[Data items]

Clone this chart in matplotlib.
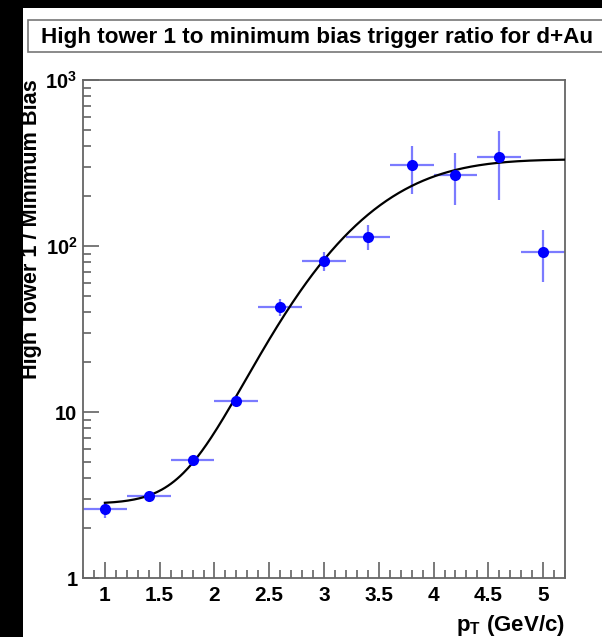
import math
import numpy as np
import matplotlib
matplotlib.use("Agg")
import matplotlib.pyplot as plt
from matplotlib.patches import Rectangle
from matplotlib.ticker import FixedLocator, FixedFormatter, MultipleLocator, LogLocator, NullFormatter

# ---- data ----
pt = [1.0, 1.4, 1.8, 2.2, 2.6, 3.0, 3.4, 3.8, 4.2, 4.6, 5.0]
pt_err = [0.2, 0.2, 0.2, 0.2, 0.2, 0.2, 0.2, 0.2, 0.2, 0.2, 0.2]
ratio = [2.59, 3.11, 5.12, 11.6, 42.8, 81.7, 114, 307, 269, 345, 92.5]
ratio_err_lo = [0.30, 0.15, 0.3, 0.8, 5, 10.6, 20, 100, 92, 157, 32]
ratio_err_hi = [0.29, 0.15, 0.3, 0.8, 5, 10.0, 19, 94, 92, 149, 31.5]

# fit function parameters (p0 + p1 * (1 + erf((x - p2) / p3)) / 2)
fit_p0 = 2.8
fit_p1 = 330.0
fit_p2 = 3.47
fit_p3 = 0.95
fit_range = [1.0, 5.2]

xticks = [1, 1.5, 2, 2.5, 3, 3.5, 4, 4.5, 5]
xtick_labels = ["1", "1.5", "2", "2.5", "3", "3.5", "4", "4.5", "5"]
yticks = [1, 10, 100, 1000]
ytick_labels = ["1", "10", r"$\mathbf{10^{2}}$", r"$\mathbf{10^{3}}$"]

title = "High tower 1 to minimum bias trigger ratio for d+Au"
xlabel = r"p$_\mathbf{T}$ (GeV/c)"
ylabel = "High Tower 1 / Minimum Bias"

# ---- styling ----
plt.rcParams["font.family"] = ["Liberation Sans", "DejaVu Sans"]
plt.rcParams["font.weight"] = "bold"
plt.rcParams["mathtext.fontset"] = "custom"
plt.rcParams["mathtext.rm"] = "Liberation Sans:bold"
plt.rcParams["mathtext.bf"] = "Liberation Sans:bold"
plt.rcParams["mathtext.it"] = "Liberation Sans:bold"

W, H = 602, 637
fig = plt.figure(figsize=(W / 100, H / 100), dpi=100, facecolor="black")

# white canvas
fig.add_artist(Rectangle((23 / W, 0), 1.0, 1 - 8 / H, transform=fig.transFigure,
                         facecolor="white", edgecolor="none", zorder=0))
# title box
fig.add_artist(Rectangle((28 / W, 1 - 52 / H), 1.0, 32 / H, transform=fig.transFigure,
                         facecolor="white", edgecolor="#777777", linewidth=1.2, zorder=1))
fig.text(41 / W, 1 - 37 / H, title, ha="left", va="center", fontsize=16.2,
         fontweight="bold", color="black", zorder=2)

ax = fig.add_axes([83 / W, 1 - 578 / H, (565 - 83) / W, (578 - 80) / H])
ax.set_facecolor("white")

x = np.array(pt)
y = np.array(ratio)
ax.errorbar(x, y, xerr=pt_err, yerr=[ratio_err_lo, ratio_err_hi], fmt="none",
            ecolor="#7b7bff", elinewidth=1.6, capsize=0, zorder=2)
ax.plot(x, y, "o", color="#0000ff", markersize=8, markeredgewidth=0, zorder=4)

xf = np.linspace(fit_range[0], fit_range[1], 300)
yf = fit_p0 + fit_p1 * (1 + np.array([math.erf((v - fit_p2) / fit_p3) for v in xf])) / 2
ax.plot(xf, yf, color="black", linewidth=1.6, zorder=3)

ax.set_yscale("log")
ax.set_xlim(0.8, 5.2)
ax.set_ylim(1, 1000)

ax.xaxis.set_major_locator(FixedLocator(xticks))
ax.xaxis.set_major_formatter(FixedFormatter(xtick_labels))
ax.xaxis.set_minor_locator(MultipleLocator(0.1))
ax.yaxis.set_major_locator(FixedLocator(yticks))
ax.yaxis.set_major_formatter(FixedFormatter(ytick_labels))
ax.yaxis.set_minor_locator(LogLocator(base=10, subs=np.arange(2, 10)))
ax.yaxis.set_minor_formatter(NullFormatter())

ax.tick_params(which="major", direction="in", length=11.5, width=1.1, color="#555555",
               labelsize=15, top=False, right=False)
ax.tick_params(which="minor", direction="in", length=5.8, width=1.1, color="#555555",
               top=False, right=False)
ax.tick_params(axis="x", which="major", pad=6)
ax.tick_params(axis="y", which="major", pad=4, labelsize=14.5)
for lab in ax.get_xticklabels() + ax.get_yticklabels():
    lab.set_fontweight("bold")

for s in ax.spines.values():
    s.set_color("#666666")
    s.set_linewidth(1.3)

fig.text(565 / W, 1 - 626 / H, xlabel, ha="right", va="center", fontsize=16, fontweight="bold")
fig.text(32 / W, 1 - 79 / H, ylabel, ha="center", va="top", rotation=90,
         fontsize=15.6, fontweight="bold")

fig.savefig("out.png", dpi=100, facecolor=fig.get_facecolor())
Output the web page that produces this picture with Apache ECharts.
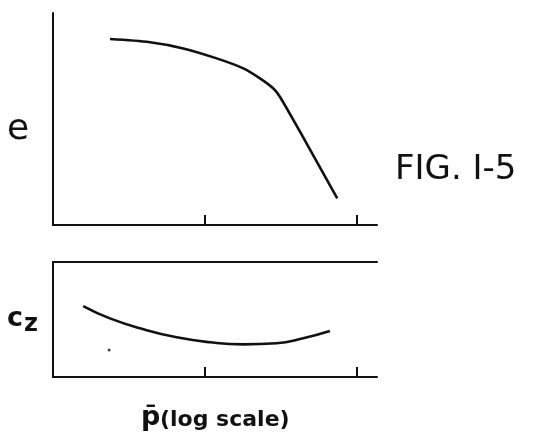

### TASK STATEMENT
Please quote exactly the run of lines that starts the entries and ends at the line containing "from matplotlib.ticker import", leaving out every picture.

### FINAL RESULT
Clone this chart in matplotlib.
import math
import numpy as np
import matplotlib
matplotlib.use("Agg")
import matplotlib.pyplot as plt
from matplotlib.patches import Rectangle
from matplotlib.ticker import FixedLocator, FixedFormatter, MultipleLocator, LogLocator, NullFormatter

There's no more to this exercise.